Participar y pertenecer
En la vida solemos participar en muchos acontecimientos. Es verdad que esto exige cierta disposición y hasta implicación. Nuestro tiempo, sin embargo, se significa por las participaciones coyunturales o epidérmicas.
Entre nosotros se multiplican las convocatorias buscando suscitar la pertenencia. El encuentro con sus diálogos y los movimientos que interiormente nos provoca puede, es verdad, liberar aquellos nudos que nos encierran en nuestras percepciones o soledades. Comprobamos, no obstante, que no es fácil y que, encontrarnos, sin más, no es siempre signo de sinergia.
Constatamos que se está haciendo un esfuerzo importante en los gobiernos de la vida consagrada para llegar a la sana pertenencia. De una buena vez nos convendría aceptar que los tiempos son plurales, como los itinerarios personales en ellos desarrollados. Aceptar no significa suscribir, pero sí escuchar. Creemos que la escucha atenta a cada persona y a sus «visiones» de las cosas, nos puede dar noticia real de aquello que verdaderamente nos convoca y suma.
No confundimos pertenencia con la aceptación ciega de todo y, mucho menos, con el silencio pasivo ante todo. Entendemos la pertenencia como la forma de ser y dejarnos hacer por lo más original de nuestra vocación que es la comunidad. Si cada consagrado recibe la pregunta –en el ámbito adecuado– de qué significa para él o ella pertenecer, qué consecuencias tiene, qué libertad experimenta o qué peso no le deja caminar… Si además puede compartir sus respuestas, puede escuchar a otros hermanos y hermanas de camino. Si se siente aceptado y percibe como su intento es valioso, porque es valorado, descubre vivencialmente que pertenece.
Las adhesiones necesitan corazón. Se expresan latiendo. Viven los acontecimientos importantes y solemnes; los graves y últimos, pero también los compromisos diarios, los sencillos. Aquellos donde tejemos la mayor parte de nuestras jornadas. Da la sensación de que necesitamos dosis abundantes de fármacos que ayuden a revivir la cordialidad de la vocación; la empatía de la normalidad; la acogida de personas enamoradas que es la definición de la consagración.
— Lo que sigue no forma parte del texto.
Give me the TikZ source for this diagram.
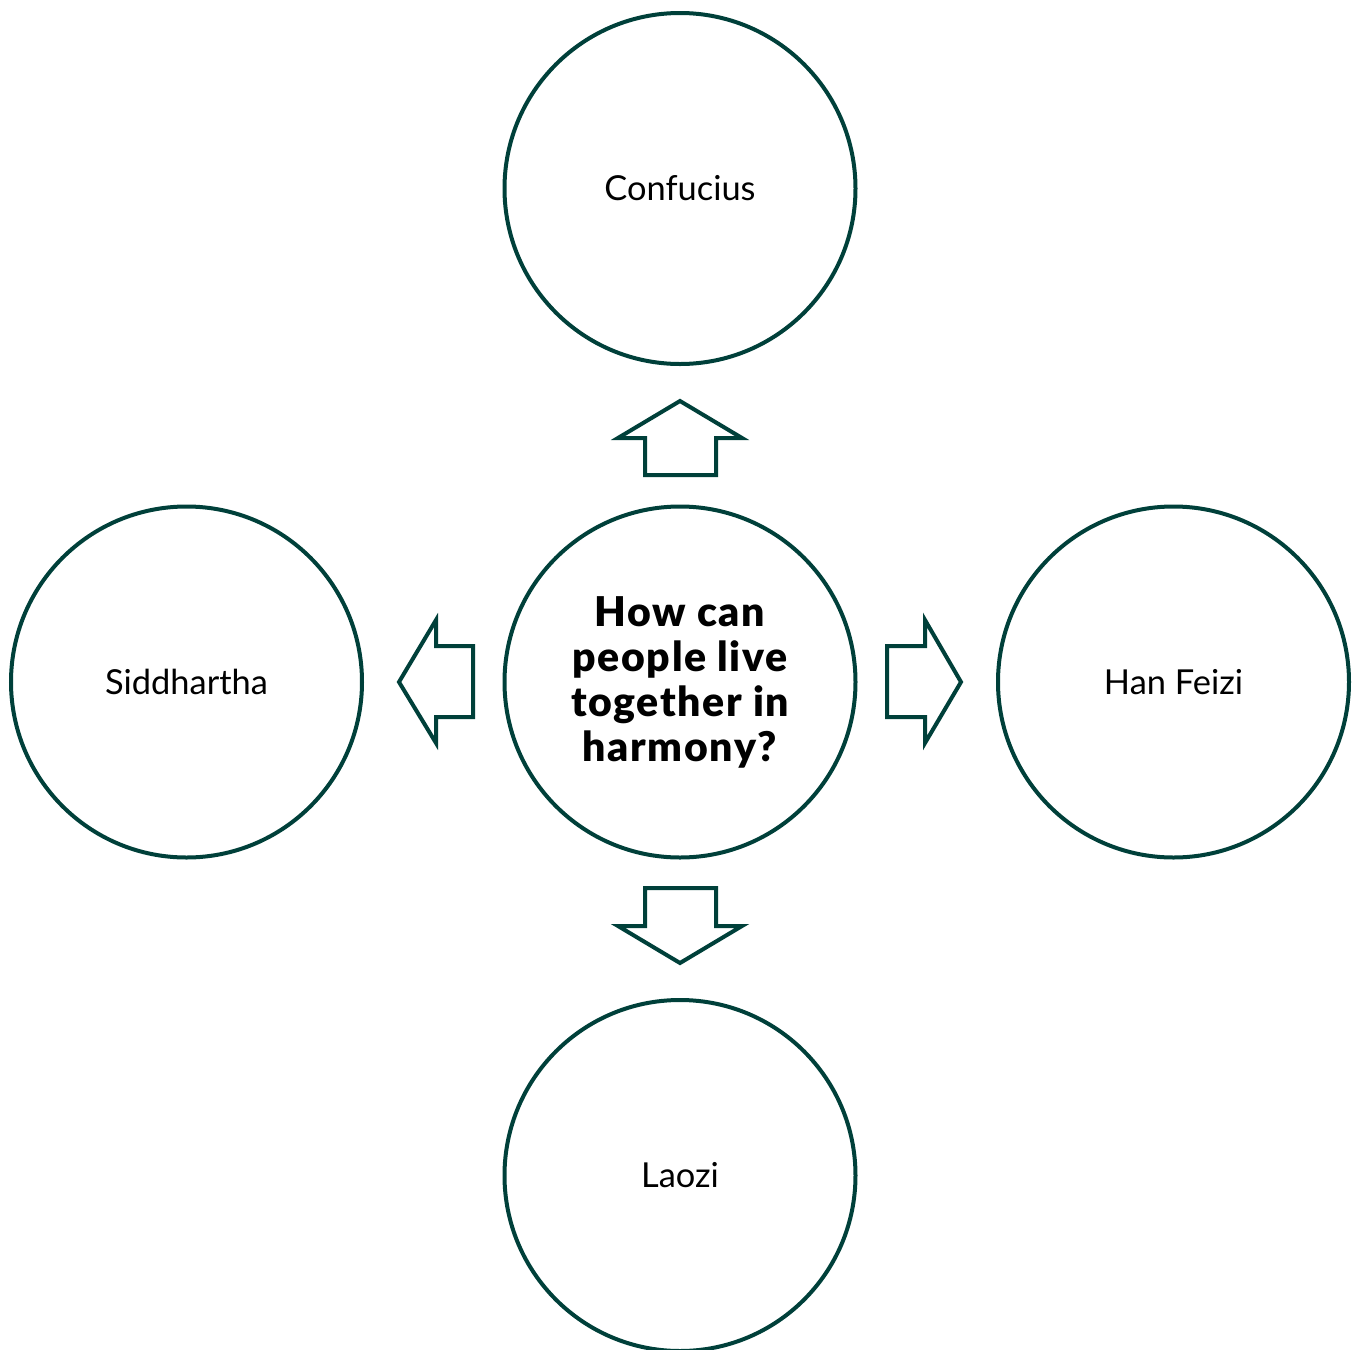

Tenemos más recursos de aquellos que habitualmente reconocemos. La vida de las instituciones es mucho más rica que sus cuadros organizativos o los documentos que emanan. Son sus personas. Todas las personas que necesitan recordar que tienen corazón y que su corazón cuenta porque sin él no laten las comunidades. Hay muchos corazones con heridas de vida pero sanos; algunos se han congelado en la soledad; otros han enmudecido viendo pasar los acontecimientos desde una barrera de protección; están los que han podido encogerse, solo tienen pequeños latidos con la parcelita de «su cuerda»; aquellos que necesitan muchos aparatos para sentir que existen, están funcionando pero no es tan seguro que vivan. Hay corazones disimulados y escépticos porque ya han vivido intentos de reanimación fallidos. Hay corazones que confían más en sus propios remedios o dineros que en dejarse querer… Hay muchas necesidades en los corazones de los consagrados. Sin embargo hay un común denominador, todos en un momento dado iniciaron una aventura de inmensidad. Vinieron para amar, para ensanchar, para ser el corazón de Dios que acaricia esta humanidad. Proponernos recuperar cada latido y es una tarea lenta. Un proceso que se inicia y no sabemos dónde nos va a llevar. Pero también es la manera de suscitar una real pertenencia. Aquella que se convierte en fuerza de misión y fraternidad, para poder significar.
Nos parece que es un buen momento para desandar caminos e intentarlo. Recordar, una vez más, que no somos los solucionadores de los males del mundo, pero somos la presencia cordial al lado de quienes lo intentan. Nuestras palabras y gestos; nuestras iniciativas y propuestas necesitan latir desde lo mismo y por lo mismo. Es tan directo y claro como volver a nuestras instituciones para no encontrar en ellas costumbres o relaciones viciadas, sino para encontrar hermanos y hermanas.